Les cinq danseurs.es (trois hommes, deux femmes) de Sujets apparaissent d'emblée nu.e.s, sur un plateau qui l'est tout autant, dans une lumière à l'état de bain, qui s'abstient de rien accentuer. Cette pièce était créée par Sylvain Huc, chorégraphe toulousain, à la faveur du volet conséquent que la dix-huitième édition du Festival Montpellier danse consacre à des artistes en région (à l'heure où l'ancien Midi-Pyrénées et l'ancien Languedoc-Roussillon, en train de fusionner, apprennent à se connaître).

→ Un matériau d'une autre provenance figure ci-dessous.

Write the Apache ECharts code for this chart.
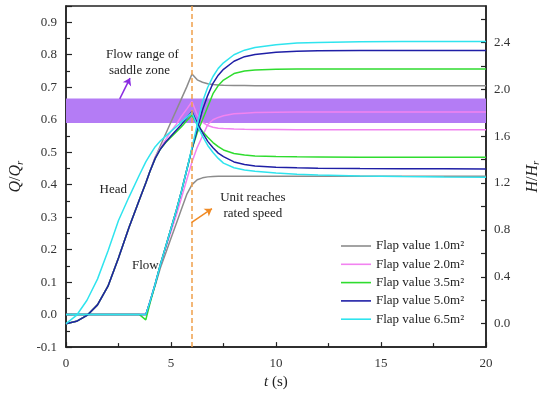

Galerie photos © Laurent Philippe
Comment caractériser la nudité dans Sujets ? On la dira très sobre, à l'image de ce qui émane généralement de la personnalité de ce chorégraphe. Juste un état, une évidence, donnée de l'être en soi. On s'égarerait, à lui chercher beaucoup d'autres intentions, qui seraient d'ordre sémiotique, anthropologique, conceptuel, érotique, ou autre. Néanmoins elle interpelle, et on s'obstine à y projeter une hypothèse de signification. Pour notre part, elle ferait constat d'humanité renvoyée à ses fondements, pour tisser ses relations d'altérité constitutive : aux autres bien entendu, au monde généralement, mais à soi également. Tout cela comme activé à portée de peau.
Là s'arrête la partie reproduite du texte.